Lord Craighill—Three questions have here been raised—1st, as to a new trial; 2d, whether the law laid down was good, quite apart from the terms of this issue? and 3d, whether the law, though abstractly good, was appropriate to the issue or not?

As to the 1st, I entirely agree with what your Lordships have said.

As to the 2d, I was of opinion that nothing

Page: 577

had ever been said or done either in the House of Lords or in this Court by which the interpretation of the Statute 1681, cap. 5, is limited; and the question remains simply—Did the witnesses see the granter subscribe, or if one of them did not, did he hear him acknowledge his signature? And the question of fact for the jury was just this—Was the acknowledgment, if any, a sufficient one? So far as the statute goes, and so far as the cases cited go, I see no authority for the pursuer's view, but rather authority against him. I therefore hold the law which I laid down to be, viewed abstractly, good.
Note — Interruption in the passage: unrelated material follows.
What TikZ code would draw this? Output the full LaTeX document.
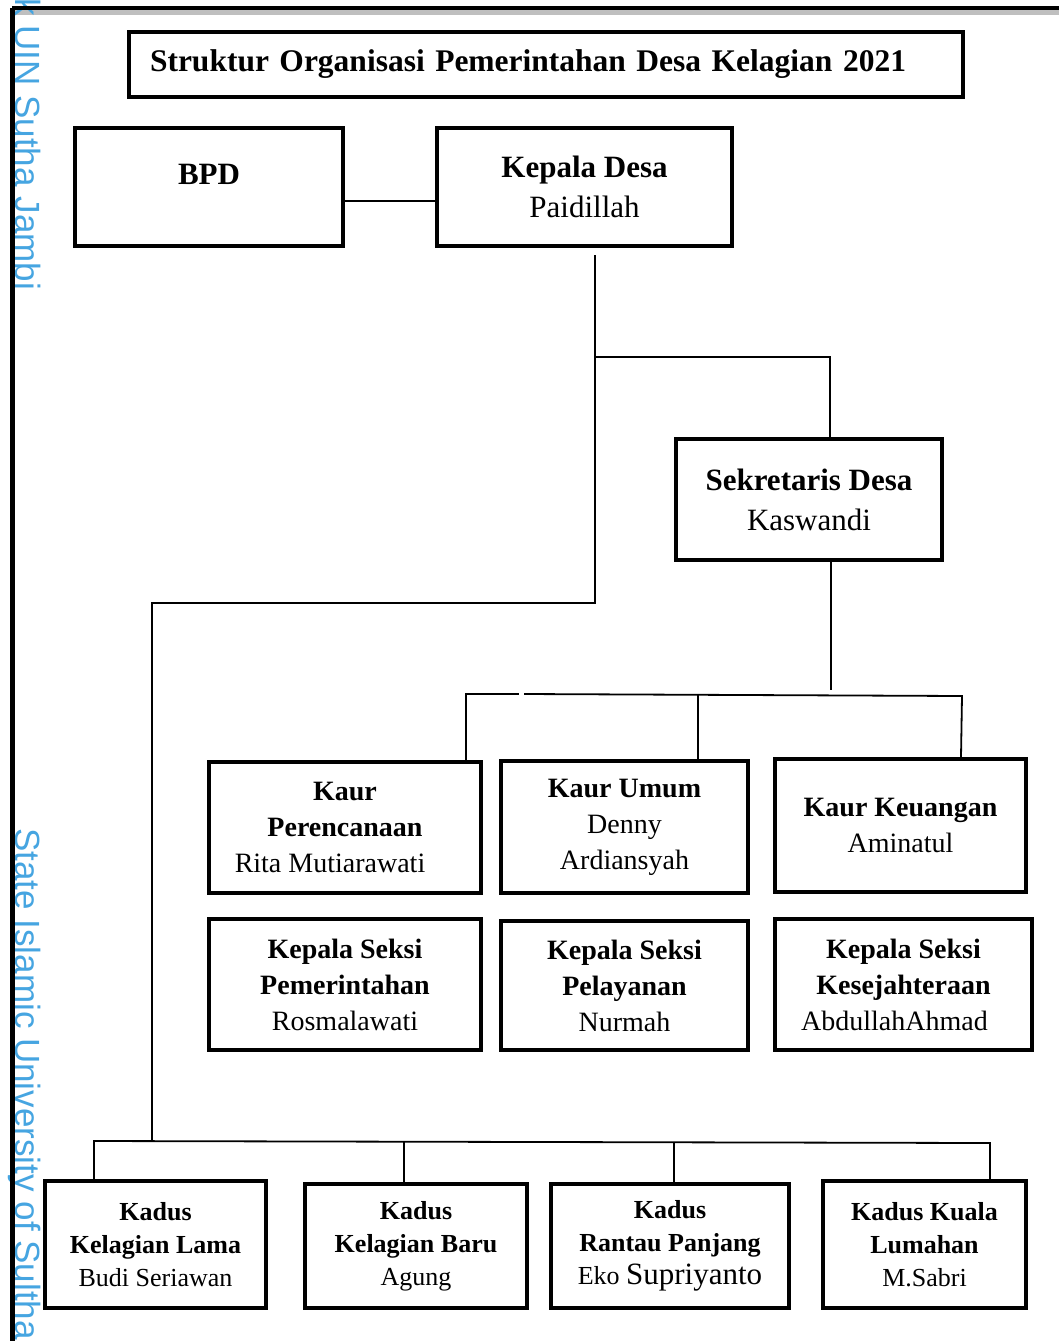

The 3d point remains—Allowing it to be good law, is it law to introduce into this trial in accordance with this issue, or was the issue so expressed as to include only acknowledgment by word of mouth? I did not take the latter view. The case, as I thought, was taken to trial on a general issue set forth upon record as to the sufficiency of the execution of the deed—whether or not it was duly signed and executed by the testator, and was or was not deficient in the solemnities required by law. This was the question sent to the jury. The inquiry was—“Did one or other of the witnesses fail to see the testator sign, and if so, did he or did he not receive from the testator any sufficient acknowledgment of his signature?” If words are the only legal form of acknowledgment according to the law of Scotland, then there is only one question possible, but if a granter may acknowledge by any form sufficient, then the issue must be so read as to include the double question.

I think that the Earl of Fife's case supports my view, and that there never has been any limitation of the general words of the statute. On the whole matter, I am of opinion that the exceptions should be disallowed, and I concur entirely in the views taken by your Lordship in the chair.

The Court accordingly disallowed the exceptions, and discharged the rule.

Counsel:

Counsel for Pursuers— Dean of Faculty (Fraser)— Nevay. Agent— Robert Broatch, L. A.

Counsel for Defenders— Guthrie Smith— Gebbie. Agents— Adamson & Gulland, W.S.